DETROIT (Reuters) - Ford Motor Co’s U.S. union workers narrowly approved a four-year labor contract after a late push for support by United Auto Workers leaders, the UAW said late Friday night.
The UAW said 51.3 percent of production workers and 52.4 percent of skilled trades workers voted in favor of the new contract, after more than a week of voting that concluded at U.S. operations of Ford (F.N) on Friday night.
“This agreement provides a good foundation for Ford Motor Company, our employees and our communities as we work together to create an even stronger business in the years ahead,” the company said in a statement.
The UAW’s chief Ford negotiator, Jimmy Settles, said the contract was reached “through a fair and democratic process” and that it provides “job security and strong economic gains” for workers.
Two days ago, Settles reported that with three-quarters of the vote counted, 52 percent of Ford workers had rejected the new contract.
The new contract gives veteran workers their first raise in about a decade and phases out a two-tiered pay structure that paid those hired after 2007 less than more senior union members.
Ford has about 53,000 UAW members.
GM’s contract for its 52,700 UAW members will go into effect on Monday. Fiat Chrysler’s 40,000 UAW employees have been working under a new agreement since last month.
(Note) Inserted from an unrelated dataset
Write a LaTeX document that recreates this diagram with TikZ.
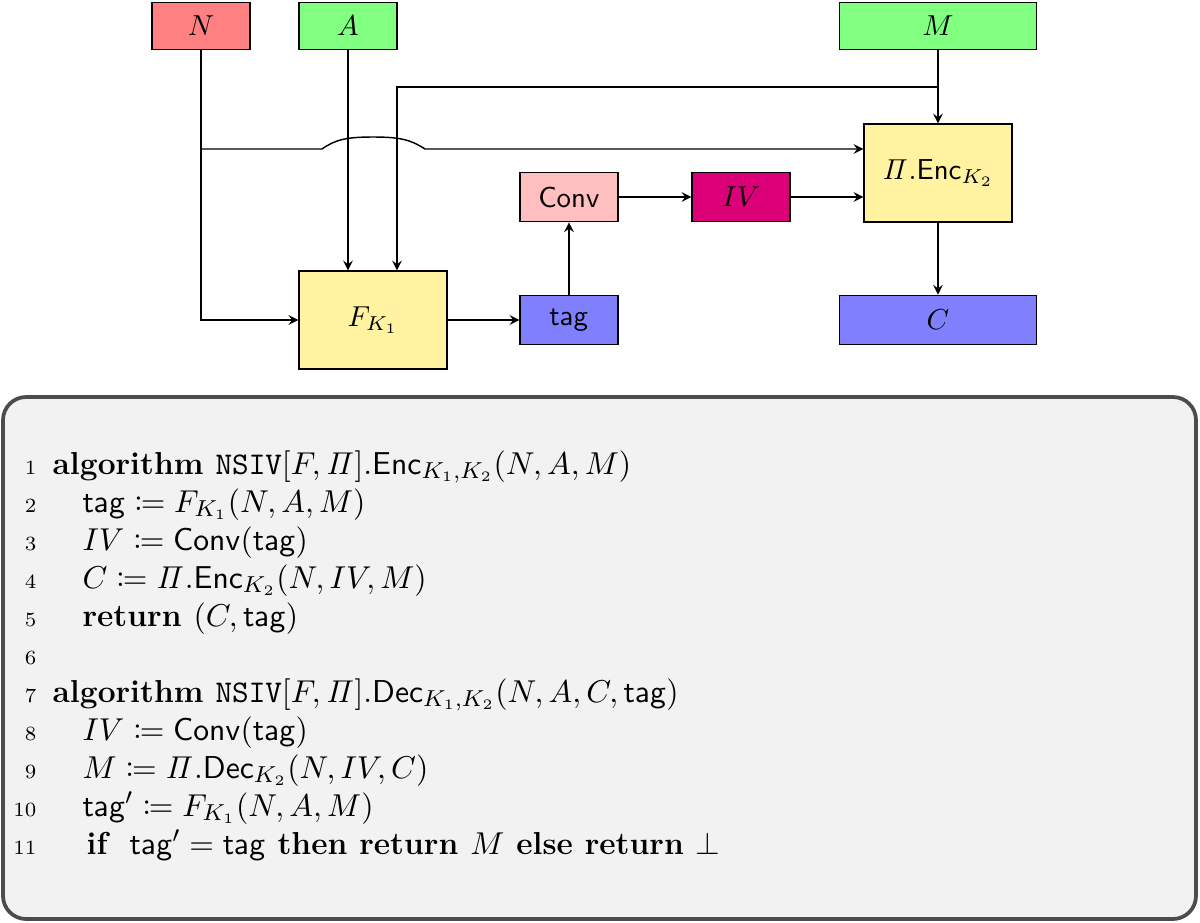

But it wasn’t easy. The UAW targeted Fiat Chrysler first, and an initial agreement was rejected by workers by about 2-to-1. A second proposal that set an eight-year path from hiring to top pay was overwhelmingly approved at Fiat Chrysler, which had the most second-tier workers.
A study released on Friday said GM and Ford per worker labor costs, of which pay is nearly half, will be $60 per hour by 2019, the final year of the new contracts. GM’s per hour labor are up $5 and Ford’s rose $3.
The same study showed that Fiat Chrysler’s per hour labor costs will rise to $56 from $47, by 2019.
The same study also said the share of the labor cost to each vehicle’s average cost is much less than it was a decade ago.